Thursdays, or Town Days as Granny calls them, were always fun. Granny and I would get up early and go to town to buy groceries and, Granny's favorite thing to do, go to yard sales. This is the only day Granny would go to town. She found so many things at those yard sales. She always bought me clip-on earrings that I would wear when I played dress up, and because I was too chicken to get my ears pierced. We would go to some yard sales that Granny had seen advertised in the newspaper that turned out to be duds. I remember her always saying, "well, fiddle!" when the sale was a flop.

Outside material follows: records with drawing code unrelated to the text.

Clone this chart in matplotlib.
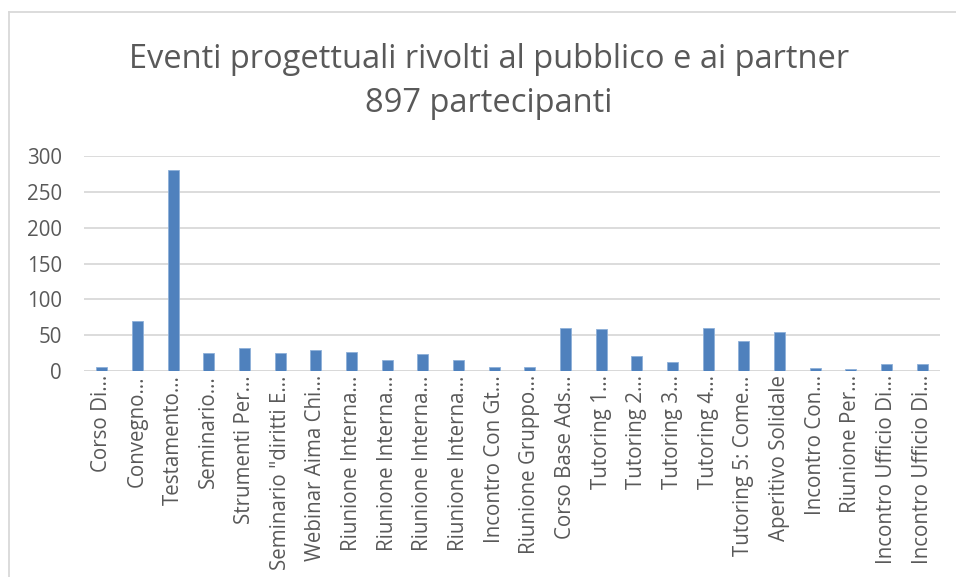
import numpy as np
import matplotlib
matplotlib.use("Agg")
import matplotlib.pyplot as plt
from matplotlib.lines import Line2D

plt.rcParams['font.family'] = ['Open Sans', 'DejaVu Sans']

# categories (truncated as in the original chart) and participants per event
categories = [
    "Corso Di…", "Convegno…", "Testamento…", "Seminario…", "Strumenti Per…",
    "Seminario \"diritti E…", "Webinar Aima Chi…", "Riunione Interna…",
    "Riunione Interna…", "Riunione Interna…", "Riunione Interna…",
    "Incontro Con Gt…", "Riunione Gruppo…", "Corso Base Ads…", "Tutoring 1…",
    "Tutoring 2…", "Tutoring 3…", "Tutoring 4…", "Tutoring 5: Come…",
    "Aperitivo Solidale", "Incontro Con…", "Riunione Per…",
    "Incontro Ufficio Di…", "Incontro Ufficio Di…",
]
participants = [5, 70, 280, 25, 32, 25, 30, 26, 16, 24, 15, 5,
                6, 60, 59, 21, 13, 60, 42, 55, 4, 3, 10, 10]
y_ticks = [0, 50, 100, 150, 200, 250, 300]

title_line1 = "Eventi progettuali rivolti al pubblico e ai partner"
title_line2 = "897 partecipanti"

W, H = 956, 577
fig = plt.figure(figsize=(W / 100, H / 100), dpi=100)

text_col = "#595959"
grid_col = "#d9d9d9"
bar_col = "#4f81bd"

ax = fig.add_axes([84 / W, (H - 371) / H, (940 - 84) / W, (371 - 156) / H])
x = np.arange(len(categories))
ax.bar(x, participants, width=0.31, color=bar_col, edgecolor="#8eb0d9",
       linewidth=0.6, zorder=3)

ax.set_xlim(-0.5, len(categories) - 0.5)
ax.set_ylim(0, 300)
ax.set_yticks(y_ticks)
ax.set_xticks(x)
ax.set_xticklabels(categories, rotation=90, ha="center", va="top")
ax.tick_params(axis="both", length=0, colors=text_col, labelsize=14.8)
ax.tick_params(axis="y", pad=16)
ax.tick_params(axis="x", pad=3)
ax.grid(axis="y", color=grid_col, linewidth=1.3, zorder=0)
for s in ax.spines.values():
    s.set_visible(False)
ax.axhline(0, color=grid_col, linewidth=1.3, zorder=2)

fig.text(489 / W, (H - 60) / H, title_line1, ha="center", va="center",
         fontsize=23.5, color=text_col)
fig.text(489 / W, (H - 104) / H, title_line2, ha="center", va="center",
         fontsize=23.5, color=text_col)

# chart frame (left and top edges visible)
fig.add_artist(Line2D([8.5 / W, 8.5 / W], [0, (H - 12) / H], color=grid_col,
                      linewidth=1.3, transform=fig.transFigure))
fig.add_artist(Line2D([8.5 / W, 1], [(H - 12) / H, (H - 12) / H], color=grid_col,
                      linewidth=1.3, transform=fig.transFigure))

fig.savefig("out.png", dpi=100)
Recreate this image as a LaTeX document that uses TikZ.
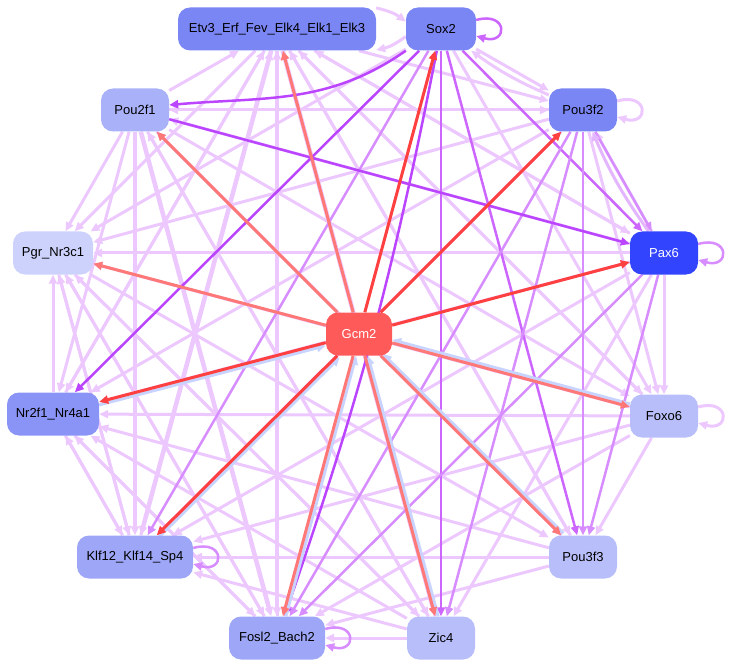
\documentclass[tikz,border=0pt]{standalone}
\usepackage{fontspec}
\setmainfont{Liberation Sans}
\usetikzlibrary{arrows.meta,backgrounds}
\definecolor{lav}{RGB}{236,200,255}
\definecolor{lavb}{RGB}{228,182,255}
\definecolor{mdp}{RGB}{215,140,255}
\definecolor{mdq}{RGB}{204,102,255}
\definecolor{stp}{RGB}{187,68,255}
\definecolor{rdc}{RGB}{255,64,64}
\definecolor{sal}{RGB}{255,120,120}
\definecolor{blu}{RGB}{200,212,255}
\definecolor{nA}{RGB}{123,134,245}
\definecolor{nB}{RGB}{169,177,248}
\definecolor{nC}{RGB}{205,210,252}
\definecolor{nD}{RGB}{138,148,246}
\definecolor{nE}{RGB}{184,190,250}
\definecolor{nF}{RGB}{158,167,247}
\definecolor{nP}{RGB}{51,68,255}
\definecolor{nG}{RGB}{255,90,90}
\tikzset{
  x=1pt,y=-1pt,
  gnode/.style={rounded corners=12pt,minimum height=43pt,inner sep=0pt,font=\fontsize{13}{15}\selectfont,text=black},
  tip/.style={-{Triangle[length=9pt,width=8pt]}},
  lt/.style={tip,draw=lav,line width=3pt},
  ltt/.style={tip,draw=lav,line width=4.5pt},
  lb/.style={tip,draw=lavb,line width=3pt},
  md/.style={tip,draw=mdp,line width=2.5pt},
  mq/.style={tip,draw=mdq,line width=2.5pt},
  st/.style={tip,draw=stp,line width=2.5pt},
  rd/.style={tip,draw=rdc,line width=3pt},
  sa/.style={tip,draw=sal,line width=3pt},
  bl/.style={tip,draw=blu,line width=3pt},
}
\newcommand{\selfloop}[2]{\draw[#1] ([yshift=9pt]#2.east) .. controls +(32pt,9pt) and +(32pt,-9pt) .. ([yshift=-7pt]#2.east);}
\begin{document}
\begin{tikzpicture}
\useasboundingbox (0,0) rectangle (731,671);
\node[gnode,fill=nA,minimum width=198pt] (E) at (277,29) {Etv3\_Erf\_Fev\_Elk4\_Elk1\_Elk3};
\node[gnode,fill=nA,minimum width=70pt] (S) at (441,29) {Sox2};
\node[gnode,fill=nB,minimum width=68pt] (P21) at (135,110) {Pou2f1};
\node[gnode,fill=nA,minimum width=68pt] (P32) at (583,110) {Pou3f2};
\node[gnode,fill=nC,minimum width=80pt] (Pg) at (53,253) {Pgr\_Nr3c1};
\node[gnode,fill=nP,minimum width=68pt,text=white] (Px) at (664,253) {Pax6};
\node[gnode,fill=nG,minimum width=66pt,text=white] (G) at (359,334) {Gcm2};
\node[gnode,fill=nD,minimum width=92pt] (N) at (53,414) {Nr2f1\_Nr4a1};
\node[gnode,fill=nE,minimum width=68pt] (F) at (664,416) {Foxo6};
\node[gnode,fill=nF,minimum width=116pt] (K) at (135,557) {Klf12\_Klf14\_Sp4};
\node[gnode,fill=nE,minimum width=68pt] (P33) at (583,557) {Pou3f3};
\node[gnode,fill=nF,minimum width=96pt] (Fo) at (277,638) {Fosl2\_Bach2};
\node[gnode,fill=nE,minimum width=68pt] (Z) at (441,638) {Zic4};
\begin{pgfonlayer}{background}
% light edges among outer nodes
\draw[lt] (E) to[bend left=12] (S);
\draw[lt] (S) to[bend left=12] (E);
\draw[lt] (E) -- (P32);
\draw[lt] (E) -- (Pg);
\draw[lt] (E) -- (N);
\draw[ltt] (E) -- (K);
\draw[ltt] (E) -- (Fo);
\draw[ltt] (E) -- (Z);
\draw[lt] (E) -- (P33);
\draw[lt] (E) -- (F);
\draw[lt] (E) -- (Px);
\draw[lt] (S) -- (P32);
\draw[lt] (P32) to[bend left=6] (S);
\draw[lt] (S) -- (Pg);
\draw[lt] (S) -- (F);
\draw[lt] (P21) -- (E);
\draw[lt] (P21) -- (P32);
\draw[lt] (P21) -- (Pg);
\draw[lt] (P21) -- (N);
\draw[ltt] (P21) -- (K);
\draw[ltt] (P21) -- (Fo);
\draw[lt] (P21) -- (Z);
\draw[lt] (P21) -- (P33);
\draw[lt] (P21) -- (F);
\draw[lt] (P32) -- (Pg);
\draw[lt] (P32) -- (N);
\draw[lt] (P32) -- (K);
\draw[lt] (P32) -- (F);
\draw[lt] (P32) -- (P21);
\draw[lt] (Px) -- (P32);
\draw[lt] (Px) -- (Pg);
\draw[lt] (Px) -- (N);
\draw[lt] (Px) -- (K);
\draw[lt] (Px) -- (Z);
\draw[lt] (Px) -- (F);
\draw[lt] (Px) -- (E);
\draw[lt] (Px) -- (P21);
\draw[lt] (F) -- (N);
\draw[lt] (F) -- (K);
\draw[lt] (F) -- (Fo);
\draw[lt] (F) -- (P33);
\draw[lt] (F) -- (Pg);
\draw[lt] (F) -- (E);
\draw[lt] (P33) -- (K);
\draw[lt] (P33) -- (N);
\draw[lt] (P33) -- (E);
\draw[lt] (P33) -- (P21);
\draw[lt] (P33) -- (Fo);
\draw[lt] (Z) -- (Fo);
\draw[lt] (Z) -- (K);
\draw[lt] (Z) -- (N);
\draw[lt] (Z) -- (E);
\draw[lt] (Z) -- (Pg);
\draw[lt] (Z) -- (P21);
\draw[lt] (Fo) -- (E);
\draw[lt] (Fo) -- (N);
\draw[lt] (Fo) -- (Pg);
\draw[lt] (K) -- (E);
\draw[lt] (K) -- (Pg);
\draw[lt] (K) -- (N);
\draw[lt] (N) -- (K);
\draw[lt] (N) -- (Pg);
\draw[lt] (N) -- (Fo);
\draw[lt] (N) -- (E);
\draw[lt] (Pg) -- (K);
\draw[lt] (Pg) -- (Fo);
\draw[lt] (Pg) -- (P33);
\draw[lt] (Pg) -- (Z);
% medium / strong purple
\draw[mq] (S) -- (Px);
\draw[mq] (S) -- (Z);
\draw[mq] (S) -- (P33);
\draw[md] (S) -- (K);
\draw[md] (P32) -- (Px);
\draw[lb] (Px) to[bend left=6] (P32);
\draw[md] (P32) -- (Z);
\draw[md] (P32) -- (P33);
\draw[md] (P32) -- (Fo);
\draw[md] (Px) -- (Fo);
\draw[md] (Px) -- (P33);
\draw[st] (S) -- (N);
\draw[st] (S) to[bend left=4] (Fo);
\draw[st] (S.south west) to[out=215,in=5] ([yshift=5pt]P21.east);
\draw[st] (P21) -- (Px);
% self loops
\selfloop{mq}{S}
\selfloop{lt}{P32}
\selfloop{md}{Px}
\selfloop{lt}{F}
\selfloop{md}{K}
\selfloop{md}{Fo}
% blue incoming to Gcm2
\draw[bl,transform canvas={shift={(0pt,-3pt)}}] (N) -- (G);
\draw[bl,transform canvas={shift={(2.5pt,-1.5pt)}}] (K) -- (G);
\draw[bl,transform canvas={shift={(3pt,0pt)}}] (Fo) -- (G);
\draw[bl,transform canvas={shift={(3pt,0pt)}}] (Z) -- (G);
\draw[bl,transform canvas={shift={(2pt,2pt)}}] (P33) -- (G);
\draw[bl,transform canvas={shift={(0pt,3pt)}}] (F) -- (G);
% Gcm2 outgoing
\draw[sa] (G) -- (E);
\draw[rd] (G) -- (S);
\draw[rd] (G) -- (P32);
\draw[rd] (G) -- (Px);
\draw[sa] (G) -- (P21);
\draw[sa] (G) -- (Pg);
\draw[rd] (G) -- (N);
\draw[rd] (G) -- (K);
\draw[sa] (G) -- (Fo);
\draw[sa] (G) -- (Z);
\draw[sa] (G) -- (P33);
\draw[sa] (G) -- (F);
\end{pgfonlayer}
\end{tikzpicture}
\end{document}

The things she bought at the yard sales ended up in her "junk room," a whole room filled with all things imaginable. She's accumulated so much stuff that the room is filled from floor to ceiling. I sometimes go in there with a stepping stool and rummage through her junk room, but she doesn't like for anyone else to go in unless they've been around for a while. The things that fill the room may appear to be junk to some people, but Granny won't get rid of anything in there. The other day, a man asked if she had an old wooden card catalog from the library. Of course she did. He asked if he could buy it and was willing to pay $400. She wouldn't sell it. That junk is Granny's treasure.
I probably learned how to be a pack rat from Granny too. She taught me to use everything and to cherish the small things.
One other thing I learned from Granny was the Star Spangled Banner. On our rides home from school Granny would teach me the words and I would sing them, learning one line at a time. Granny just knew that I would sing it at school one day because I always admired the older girls who sang it at football games. I did sing it, and it was at the Homecoming game of my senior year of high school. Granny listened as I sang over the loud speaker of the stadium.
She also made me brave enough to pull my own teeth. I would let my loose teeth dangle until they basically fell out, but Granny taught me to take a paper towel, fold it up, put it around my tooth, twist it slightly and pull. Her method never failed. The paper towel was thick enough that I couldn't even feel the tooth and it came right out. From then on, I pulled my teeth as soon as they felt loose, and sometimes I would wiggle teeth to make them loose just so I could pull them.
So many of my memories are from spending time with my dear granny. I am thankful for her and have learned so much from just listening to her talk about the past. I encourage everyone to just sit down with his or her grandparents this Thanksgiving and ask questions. It is the most rewarding experience and best way to form new memories to tell in years to come.